1984: WHEN ADVERTISING BECAME THE EVENT
Everything changed in 1984.
Apple’s now-legendary “1984” commercial didn’t just promote a product — it told a story. Cinematic. Emotional. Provocative. And most importantly, unforgettable.
That single ad proved something revolutionary: Super Bowl commercials could live far beyond the game itself.
From that moment on, ads weren’t just interruptions — they were events. Brands began competing not only for airtime, but for conversation, press, and cultural impact. Earned media and word-of-mouth became just as valuable as the media buy itself.
THE BIGGEST STAGE IN MARKETING
Today, the Super Bowl represents the most expensive ad space in the world. Brands spend millions for seconds because no other moment delivers that level of attention, all at once.
But here’s the truth: the media buy alone isn’t what makes a Super Bowl ad successful.
The real value comes from what surrounds it — the strategy, the storytelling, the rollout, and the amplification. Attention may be the currency, but relevance, recall, and conversation are the return.
IT’S NOT A COMMERCIAL. IT’S A CAMPAIGN.
Modern Super Bowl advertising doesn’t start on game day and it doesn’t end there either.
Brands now tease their spots before kickoff, activate across social during the game, and extend the message for weeks afterward. What was once a 30-second commercial is now a fully integrated, multi-platform campaign.

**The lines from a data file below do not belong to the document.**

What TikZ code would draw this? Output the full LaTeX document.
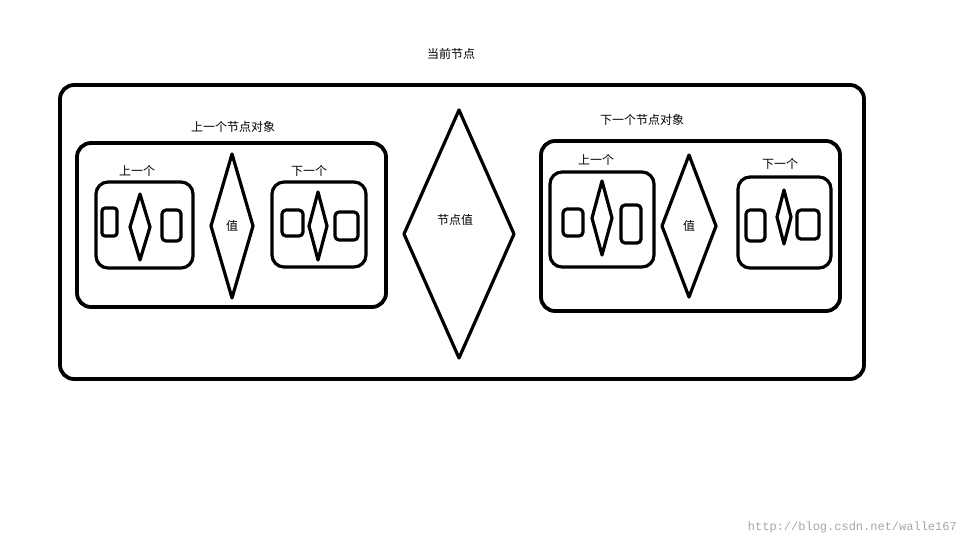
\documentclass[tikz,border=0pt]{standalone}
\usepackage{fontspec}
\newfontfamily\cjk{Noto Sans CJK SC}
\setmonofont{Liberation Mono}
\newcommand\mydia[5]{\draw[#5] (#1-#3,#2) -- (#1,#2-#4) -- (#1+#3,#2) -- (#1,#2+#4) -- cycle;}
\begin{document}
\begin{tikzpicture}[x=1pt,y=-1pt,line join=round,
  thick4/.style={line width=3.8pt},
  thick3/.style={line width=3.2pt},
  lbl/.style={font=\cjk\fontsize{12}{14}\selectfont,inner sep=0pt}]
\useasboundingbox (0,0) rectangle (968,547);
\node[lbl] (t) at (451,54) {当前节点};
\draw[thick4,rounded corners=14pt] (60,85) rectangle (864,379);
\mydia{459}{234}{55}{124}{thick3}
\node[lbl] (v) at (455,220) {节点值};
% left object
\node[lbl] (lo) at (233,127) {上一个节点对象};
\draw[thick4,rounded corners=14pt] (77,143) rectangle (386,307);
\node[lbl] (l1) at (137,171) {上一个};
\draw[thick3,rounded corners=12pt] (96,182) rectangle (193,268);
\draw[thick3,rounded corners=3pt] (102,208) rectangle (117,236);
\mydia{140}{227}{10}{33}{thick3}
\draw[thick3,rounded corners=4pt] (162,210) rectangle (181,241);
\mydia{232}{226}{21}{72}{thick3}
\node[lbl] (lv) at (232,226) {值};
\node[lbl] (l2) at (309,171) {下一个};
\draw[thick3,rounded corners=12pt] (272,182) rectangle (366,267);
\draw[thick3,rounded corners=4pt] (282,210) rectangle (303,236);
\mydia{318}{226}{9}{34}{thick3}
\draw[thick3,rounded corners=4pt] (335,212) rectangle (358,240);
% right object
\node[lbl] (ro) at (642,120) {下一个节点对象};
\draw[thick4,rounded corners=14pt] (541,141) rectangle (840,311);
\node[lbl] (r1) at (596,160) {上一个};
\draw[thick3,rounded corners=12pt] (550,172) rectangle (654,267);
\draw[thick3,rounded corners=4pt] (563,209) rectangle (583,236);
\mydia{602}{218}{10}{37}{thick3}
\draw[thick3,rounded corners=4pt] (621,205) rectangle (641,243);
\mydia{689}{226}{27}{71}{thick3}
\node[lbl] (rv) at (689,226) {值};
\node[lbl] (r2) at (780,164) {下一个};
\draw[thick3,rounded corners=12pt] (738,177) rectangle (831,268);
\draw[thick3,rounded corners=4pt] (746,210) rectangle (765,241);
\mydia{784}{217}{7}{27}{thick3}
\draw[thick3,rounded corners=4pt] (797,210) rectangle (819,239);
\node[font=\ttfamily\fontsize{12}{14}\selectfont,text=black!35,anchor=east,inner sep=0pt] (w) at (957,527) {http://blog.csdn.net/walle167};
\end{tikzpicture}
\end{document}
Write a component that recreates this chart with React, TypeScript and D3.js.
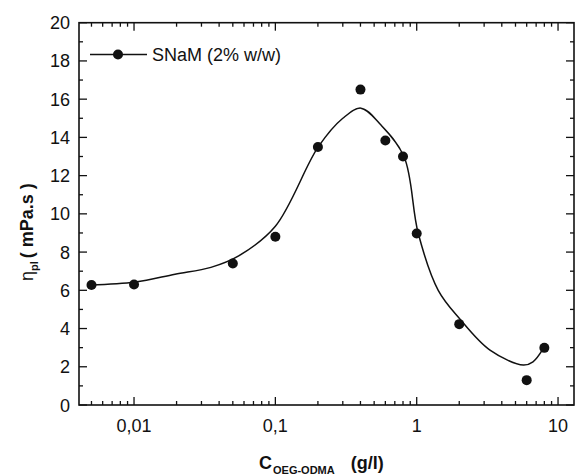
import React, { useEffect, useRef } from "react";
import * as d3 from "d3";

// measured points (C in g/l, eta_pl in mPa.s)
const concX = [0.005, 0.01, 0.05, 0.1, 0.2, 0.4, 0.6, 0.8, 1.0, 2.0, 6.0, 8.0];
const etaY = [6.28, 6.3, 7.4, 8.8, 13.5, 16.5, 13.84, 13.0, 8.97, 4.23, 1.3, 2.99];

// smooth guide curve
const fitX = [0.0049, 0.0102, 0.0195, 0.035, 0.055, 0.1, 0.201, 0.3, 0.403, 0.55, 0.813, 1.026, 1.42, 2.02, 3.3, 5.68, 6.65, 7.87];
const fitY = [6.27, 6.43, 6.84, 7.2, 7.8, 9.35, 13.5, 15.0, 15.53, 14.7, 13.0, 8.97, 6.0, 4.5, 2.87, 2.09, 2.26, 2.96];

const yTicks = [0, 2, 4, 6, 8, 10, 12, 14, 16, 18, 20];
const xTicks = [0.01, 0.1, 1, 10];
const xTickLabels = ["0,01", "0,1", "1", "10"];

export default function App() {
  const ref = useRef<HTMLDivElement>(null);

  useEffect(() => {
    const container = d3.select(ref.current);
    container.selectAll("*").remove();
    const width = 575, height = 475;
    const svg = container.append("svg").attr("width", width).attr("height", height)
      .style("position", "absolute").style("left", 0).style("top", 0)
      .style("font-family", "'Liberation Sans', Arial, sans-serif");

    const left = 79, right = 574, top = 22.7, bottom = 405;
    const x = d3.scaleLog().domain([0.00408, 12.97]).range([left, right]);
    const y = d3.scaleLinear().domain([0, 20]).range([bottom, top]);

    // minor log ticks
    const minor: number[] = [];
    for (let e = -3; e <= 1; e++) {
      for (let m = 1; m <= 9; m++) {
        const v = m * Math.pow(10, e);
        if (v >= 0.00408 && v <= 12.97) minor.push(v);
      }
    }
    const isMajor = (v: number) => xTicks.some((t) => Math.abs(v / t - 1) < 1e-6);

    const g = svg.append("g").attr("stroke", "#111").attr("stroke-width", 1.3);
    // frame
    g.append("rect").attr("x", left).attr("y", top).attr("width", right - left).attr("height", bottom - top)
      .attr("fill", "none").attr("stroke-width", 1.6);

    minor.forEach((v) => {
      const len = isMajor(v) ? 8 : 4;
      g.append("line").attr("x1", x(v)).attr("x2", x(v)).attr("y1", bottom).attr("y2", bottom - len);
      g.append("line").attr("x1", x(v)).attr("x2", x(v)).attr("y1", top).attr("y2", top + len);
    });
    d3.range(0, 21, 1).forEach((v) => {
      const len = v % 2 === 0 ? 8 : 4;
      g.append("line").attr("x1", left).attr("x2", left + len).attr("y1", y(v)).attr("y2", y(v));
      g.append("line").attr("x1", right).attr("x2", right - len).attr("y1", y(v)).attr("y2", y(v));
    });

    // tick labels
    svg.selectAll(".yl").data(yTicks).join("text")
      .attr("x", left - 9).attr("y", (d) => y(d) + 6.5)
      .attr("text-anchor", "end").attr("font-size", 18).attr("fill", "#111")
      .text((d) => d);
    svg.selectAll(".xl").data(xTicks).join("text")
      .attr("x", (d) => x(d)).attr("y", 432)
      .attr("text-anchor", "middle").attr("font-size", 18).attr("fill", "#111")
      .text((d, i) => xTickLabels[i]);

    // fitted curve
    const line = d3.line<number>()
      .x((d, i) => x(fitX[i])).y((d) => y(d))
      .curve(d3.curveCatmullRom.alpha(0.5));
    svg.append("path").attr("d", line(fitY)).attr("fill", "none")
      .attr("stroke", "#111").attr("stroke-width", 1.5);

    // points
    svg.selectAll(".pt").data(etaY).join("circle")
      .attr("cx", (d, i) => x(concX[i])).attr("cy", (d) => y(d))
      .attr("r", 5).attr("fill", "#111");

    // legend
    const ly = 54.5;
    svg.append("line").attr("x1", 90).attr("x2", 147).attr("y1", ly).attr("y2", ly)
      .attr("stroke", "#111").attr("stroke-width", 1.3);
    svg.append("circle").attr("cx", 118).attr("cy", ly).attr("r", 5).attr("fill", "#111");
    svg.append("text").attr("x", 152).attr("y", ly + 6.5).attr("font-size", 18).attr("fill", "#111")
      .text("SNaM (2% w/w)");

    // x title
    const xt = svg.append("text").attr("x", 259).attr("y", 469).attr("font-weight", "bold")
      .attr("fill", "#111").attr("font-size", 18);
    xt.append("tspan").text("C");
    xt.append("tspan").attr("font-size", 11).attr("dy", 5).attr("dx", 1).text("OEG-ODMA");
    xt.append("tspan").attr("dy", -5).attr("dx", 16).text("(g/l)");

    // y title
    const yt = svg.append("text").attr("transform", "translate(33,281) rotate(-90)")
      .attr("fill", "#111").attr("font-size", 18);
    yt.append("tspan").text("η");
    yt.append("tspan").attr("font-size", 11).attr("dy", 5).attr("font-weight", "bold").text("pl");
    yt.append("tspan").attr("dy", -5).attr("dx", 3).attr("font-weight", "bold").text("( mPa.s )");
  }, []);

  return <div ref={ref} style={{ width: 575, height: 475 }}></div>;
}
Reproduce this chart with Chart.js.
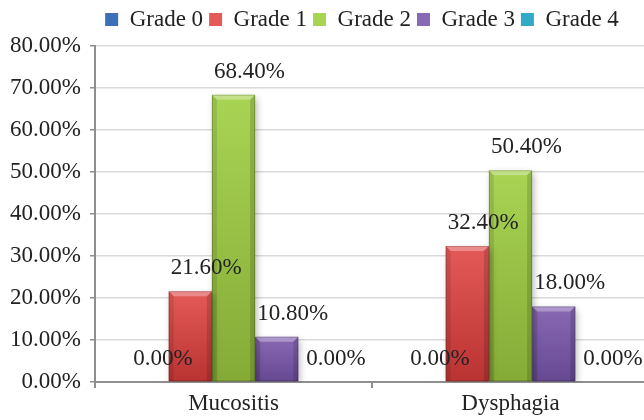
<!DOCTYPE html>
<html>
<head>
<meta charset="utf-8">
<script src="https://cdn.jsdelivr.net/npm/chart.js@4"></script>
<style>
  html, body { margin: 0; padding: 0; background: #fff; overflow: hidden; }
  #wrap { width: 649px; height: 420px; position: relative; }
</style>
</head>
<body>
<div id="wrap"><canvas id="c"></canvas></div>
<script>
// Toxicity grade distribution (%) per symptom
const categories = ['Mucositis', 'Dysphagia'];
const gradeNames = ['Grade 0', 'Grade 1', 'Grade 2', 'Grade 3', 'Grade 4'];
const grade0 = [0.00, 0.00];
const grade1 = [21.60, 32.40];
const grade2 = [68.40, 50.40];
const grade3 = [10.80, 18.00];
const grade4 = [0.00, 0.00];
const yTickValues = [0, 10, 20, 30, 40, 50, 60, 70, 80];

const FONT = '"Liberation Serif", "Times New Roman", serif';
const FONT_SIZE = 23;

// light / base / dark shades for each grade
const palette = [
  { light: '#5b8fd0', base: '#3c70b8', dark: '#2f5a96' },
  { light: '#e45a58', base: '#d84140', dark: '#b93332' },
  { light: '#a8d454', base: '#9bc444', dark: '#85ab36' },
  { light: '#8a69b4', base: '#7d5ba8', dark: '#664892' },
  { light: '#5cc3dc', base: '#33a9c8', dark: '#2689a6' }
];

function barFill(c) {
  return (ctx) => {
    if (ctx.type !== 'data') return c.base;
    const chart = ctx.chart;
    const ys = chart.scales && chart.scales.y;
    if (!ys || ys.top === undefined) return c.base;
    const yTop = ys.getPixelForValue(ctx.parsed.y);
    const yBase = ys.getPixelForValue(0);
    if (!isFinite(yTop) || yBase - yTop < 2) return c.base;
    const g = chart.ctx.createLinearGradient(0, yTop, 0, yBase);
    g.addColorStop(0, c.light);
    g.addColorStop(1, c.dark);
    return g;
  };
}

const series = [grade0, grade1, grade2, grade3, grade4];
const datasets = series.map((data, i) => ({
  label: gradeNames[i],
  data: data,
  backgroundColor: barFill(palette[i]),
  borderColor: palette[i].dark,
  borderWidth: 0,
  categoryPercentage: 0.78,
  barPercentage: 1.0
}));

// soft floor shadow beneath the bars
const barShadow = {
  id: 'barShadow',
  beforeDatasetsDraw(chart) {
    const ctx = chart.ctx;
    ctx.save();
    ctx.shadowColor = 'rgba(0,0,0,0.3)';
    ctx.shadowBlur = 7;
    ctx.shadowOffsetX = 2;
    ctx.shadowOffsetY = 3;
  },
  afterDatasetsDraw(chart) {
    chart.ctx.restore();
  }
};

// bevelled edges on each bar
const barBevel = {
  id: 'barBevel',
  afterDatasetsDraw(chart) {
    const ctx = chart.ctx;
    ctx.save();
    chart.data.datasets.forEach((ds, i) => {
      chart.getDatasetMeta(i).data.forEach((bar) => {
        const h = bar.base - bar.y;
        if (h < 3) return;
        const x0 = bar.x - bar.width / 2, x1 = bar.x + bar.width / 2;
        const y0 = bar.y, y1 = bar.base;
        const b = Math.min(5, h / 2);
        // top highlight
        ctx.fillStyle = 'rgba(255,255,255,0.30)';
        ctx.beginPath();
        ctx.moveTo(x0, y0); ctx.lineTo(x1, y0);
        ctx.lineTo(x1 - b, y0 + b); ctx.lineTo(x0 + b, y0 + b);
        ctx.closePath(); ctx.fill();
        // side shading
        ctx.fillStyle = 'rgba(0,0,0,0.10)';
        ctx.beginPath();
        ctx.moveTo(x0, y0); ctx.lineTo(x0 + b, y0 + b);
        ctx.lineTo(x0 + b, y1); ctx.lineTo(x0, y1);
        ctx.closePath(); ctx.fill();
        ctx.fillStyle = 'rgba(0,0,0,0.14)';
        ctx.beginPath();
        ctx.moveTo(x1, y0); ctx.lineTo(x1 - b, y0 + b);
        ctx.lineTo(x1 - b, y1); ctx.lineTo(x1, y1);
        ctx.closePath(); ctx.fill();
        // thin outline
        ctx.strokeStyle = 'rgba(0,0,0,0.18)';
        ctx.lineWidth = 1;
        ctx.strokeRect(x0 + 0.5, y0 + 0.5, bar.width - 1, h - 1);
      });
    });
    ctx.restore();
  }
};

// percentage labels over each bar
const valueLabels = {
  id: 'valueLabels',
  afterDatasetsDraw(chart) {
    const ctx = chart.ctx;
    ctx.save();
    ctx.font = FONT_SIZE + 'px ' + FONT;
    ctx.fillStyle = '#222';
    ctx.textAlign = 'center';
    ctx.textBaseline = 'middle';
    chart.data.datasets.forEach((ds, i) => {
      const meta = chart.getDatasetMeta(i);
      meta.data.forEach((bar, j) => {
        ctx.fillText(ds.data[j].toFixed(2) + '%', bar.x + 16, bar.y - 23);
      });
    });
    ctx.restore();
  }
};

// centre the legend row over the plot area and lift it a little
const legendShift = {
  id: 'legendShift',
  afterLayout(chart) {
    const lg = chart.legend;
    if (!lg) return;
    const dx = (chart.chartArea.left + chart.chartArea.right) / 2 - (lg.left + lg.right) / 2 - 10;
    lg.left += dx;
    lg.right += dx;
    lg.top -= 5;
    lg.bottom -= 5;
  }
};

new Chart(document.getElementById('c'), {
  type: 'bar',
  data: { labels: categories, datasets: datasets },
  plugins: [barShadow, barBevel, valueLabels, legendShift],
  options: {
    responsive: true,
    maintainAspectRatio: false,
    animation: false,
    layout: { padding: { left: 0, right: 0, top: 7, bottom: 0 } },
    plugins: {
      legend: {
        position: 'top',
        labels: {
          font: { family: FONT, size: FONT_SIZE },
          color: '#222',
          boxWidth: 13,
          boxHeight: 13,
          padding: 6
        }
      },
      tooltip: { enabled: false }
    },
    scales: {
      x: {
        grid: {
          offset: true,
          drawOnChartArea: false,
          drawTicks: true,
          tickLength: 6,
          color: '#8e8e8e',
          lineWidth: 2
        },
        border: { color: '#8e8e8e', width: 2 },
        ticks: {
          font: { family: FONT, size: FONT_SIZE },
          color: '#222',
          padding: 2
        },
        afterFit(scale) { scale.height = 38; }
      },
      y: {
        min: 0,
        max: 80,
        afterBuildTicks(scale) { scale.ticks = yTickValues.map(v => ({ value: v })); },
        grid: {
          color: '#d9d9d9',
          lineWidth: 1.5,
          tickLength: 5,
          tickColor: '#8e8e8e'
        },
        border: { color: '#8e8e8e', width: 2 },
        ticks: {
          font: { family: FONT, size: FONT_SIZE },
          color: '#222',
          padding: 9,
          callback: (v) => Number(v).toFixed(2) + '%'
        },
        afterFit(scale) { scale.width = 95; }
      }
    }
  }
});
</script>
</body>
</html>
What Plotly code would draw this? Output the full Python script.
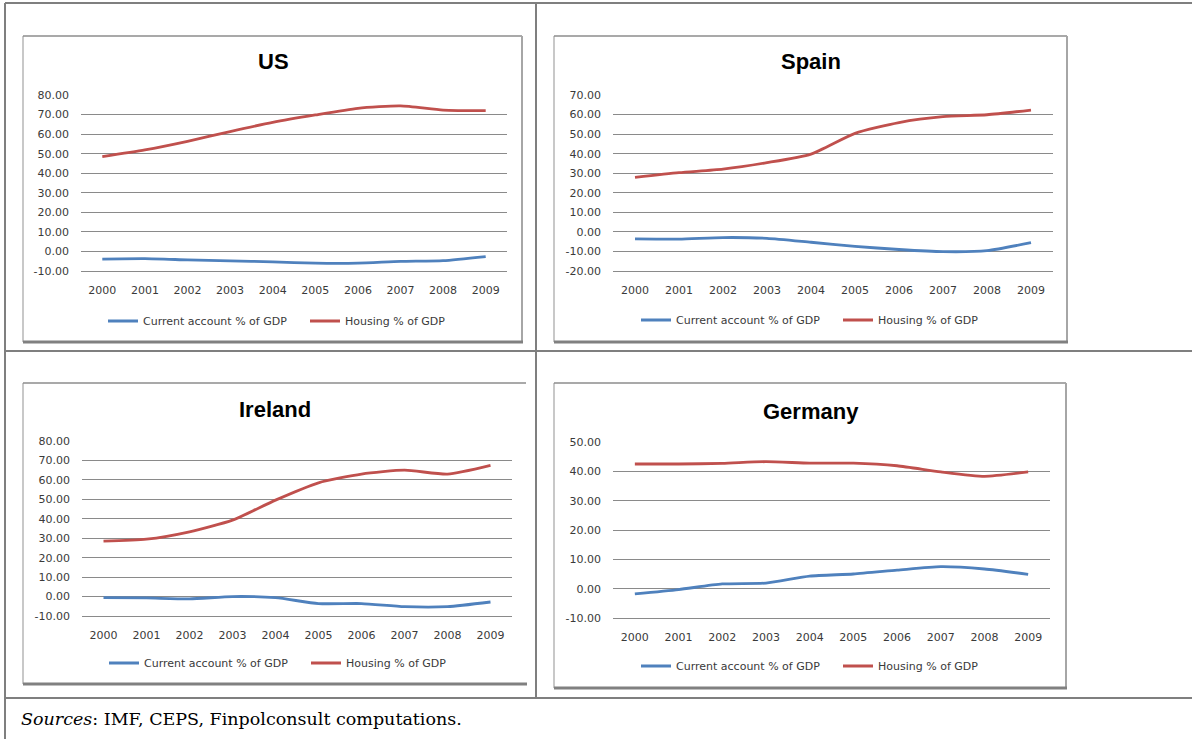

The Super Bowl has become the ultimate case study in modern marketing: distribution, creativity, timing, and cultural awareness working together.
THE TAKEAWAY
The Super Bowl isn’t really about football.
It’s about owning attention at scale, when the world is watching — and knowing exactly what to do with it once you have it.
That lesson doesn’t only apply to billion-dollar brands. It applies to every business competing in today’s crowded digital landscape.
Because whether it’s the Super Bowl or social media, the rules are the same: attention is earned, not guaranteed — and strategy is what turns it into impact.